R. Balakrishnan: We start by cutting costs and being a little tight on ourselves in terms of spends and investments. But more importantly, I think recessions call for greater communication. You need people to work harder and stretch for your clients so that payoffs happen. We've found that in industries such as ours, a recession is a far more challenging time to do better work because you need to ideate that much more and ideas have to be that much more cutting-edge and focused. So, for me, it is less about cutting costs. It is more about working harder.

CIO: Have you seen a dip in advertising budgets?

R. Balakrishnan: It's not that advertising budgets are being slashed, but advertising revenues for agencies are not going up as much as they should. The compensation models for advertising agencies are a bigger problem than just revenues. We run on a fee system. We are yet to crack a model where we grow or de-grow as much as our client. I think the growth model for agencies should not just be based on fees and incentives but should let us grow with our clients.

If you're accountable and put your money where your mouth is then the best model would be to say: "We will share your growth." Here's where the real growth in the advertising industry will happen.

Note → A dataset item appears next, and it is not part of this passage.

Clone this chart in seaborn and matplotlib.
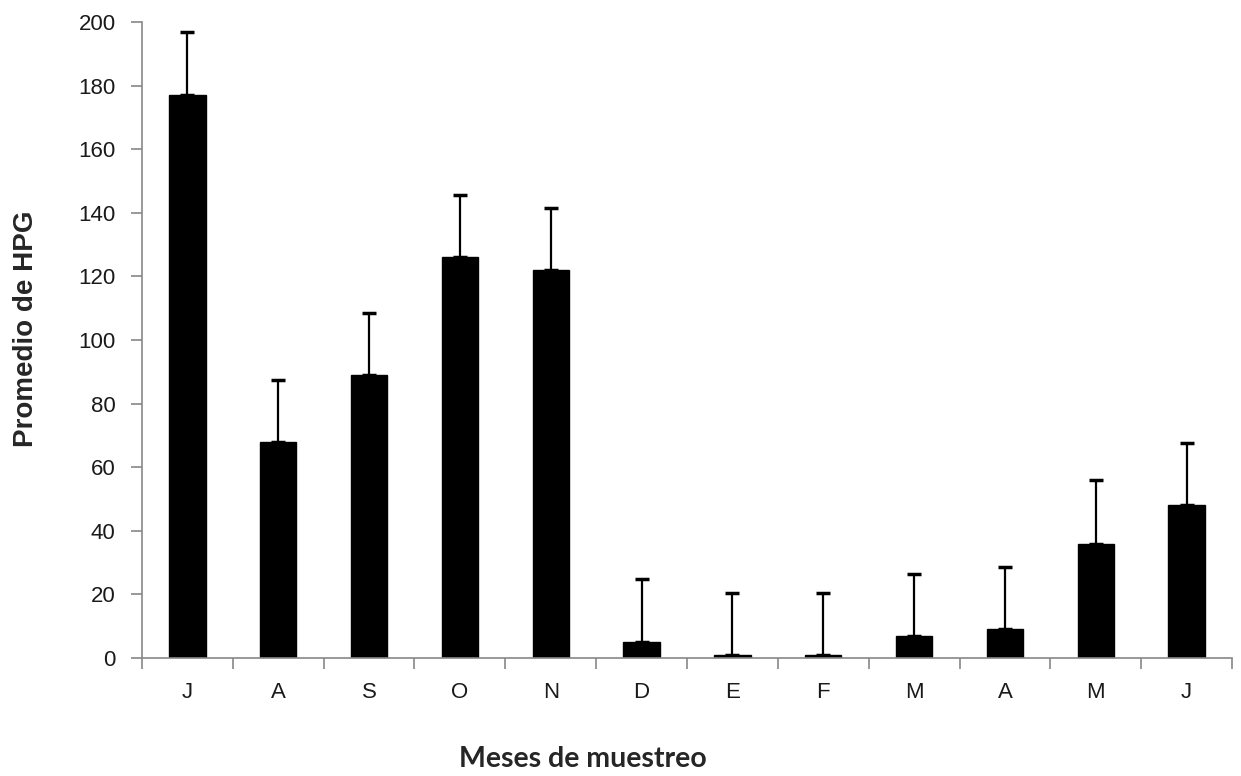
import numpy as np
import pandas as pd
import matplotlib
matplotlib.use("Agg")
import matplotlib.pyplot as plt
import seaborn as sns

months = ["J", "A", "S", "O", "N", "D", "E", "F", "M", "A", "M", "J"]
means = [177, 68, 89, 126, 122, 5, 1, 1, 7, 9, 36, 48]
errors = [20, 19.5, 19.5, 19.5, 19.5, 20, 19.5, 19.5, 19.5, 19.5, 20, 19.5]
y_ticks = [0, 20, 40, 60, 80, 100, 120, 140, 160, 180, 200]

sns.set_theme(style="ticks")
plt.rcParams['font.family'] = ['Liberation Sans', 'DejaVu Sans']

df = pd.DataFrame({"pos": list(range(len(months))), "mean": means, "err": errors})

fig = plt.figure(figsize=(12.41, 7.76), dpi=100)
ax = fig.add_axes([0.1144, 0.152, 0.8784, 0.8196])

sns.barplot(data=df, x="pos", y="mean", color="black", width=0.4,
            edgecolor="black", linewidth=1, ax=ax, saturation=1)
ax.errorbar(df["pos"], df["mean"], yerr=[np.zeros(len(df)), df["err"]],
            fmt="none", ecolor="black", elinewidth=1.6, capsize=5, capthick=2.5)

ax.set_xlim(-0.5, len(months) - 0.5)
ax.set_ylim(0, 200)
ax.set_yticks(y_ticks)
ax.set_yticklabels([str(v) for v in y_ticks])
ax.set_xticks(range(len(months)))
ax.set_xticklabels(months)
ax.set_xticks(np.arange(-0.5, len(months)), minor=True)
ax.tick_params(axis="x", which="major", length=0, pad=17, labelsize=16, labelcolor="#1a1a1a")
ax.tick_params(axis="x", which="minor", length=8, width=1.2, color="#888888", direction="out")
ax.tick_params(axis="y", length=8, width=1.2, color="#888888", pad=11, labelsize=16, labelcolor="#1a1a1a")

for s in ["top", "right"]:
    ax.spines[s].set_visible(False)
for s in ["left", "bottom"]:
    ax.spines[s].set_color("#888888")
    ax.spines[s].set_linewidth(1.2)

ax.set_xlabel("")
ax.set_ylabel("")
fig.text(0.021, 0.5767, "Promedio de HPG", rotation=90, ha="center", va="center",
         fontsize=20, fontweight="bold", family=["Liberation Sans", "DejaVu Sans"])
fig.text(0.47, 0.0215, "Meses de muestreo", ha="center", va="center",
         fontsize=20.5, fontweight="bold", family=["Lato", "DejaVu Sans"])

fig.savefig("out.png", dpi=100)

We are trying this new model with a few clients. But a lot of our clients are global and have a global compensation model which is agreed upon at the center. Therefore, it takes a little longer for all these things to happen. But I am sure it will because it makes ad agencies more accountable and gives them a share of good results.

CIO: Can IT help lower costs?

R. Balakrishnan: IT has already saved us a lot in terms of cutting costs, streamlining processes, liaisoning with clients, and reducing service costs. It continues to play a huge role in these aspects. The fundamental costs — human costs — however, are not going to be saved by IT alone. Ours is a business where you can only save so much through IT.

You could, however, cut down on travel and meetings and IT has already improved efficiencies in a huge way. IT has automated a lot of our studio work and has saved time. For example, you don't have to wait to see the rushes of a film; all of us can see it at the same time as it's all online. IT helps improve co-ordination. We are already quite wired in a lot of ways. A lot of us have iPads, are on the Internet, and are well-connected.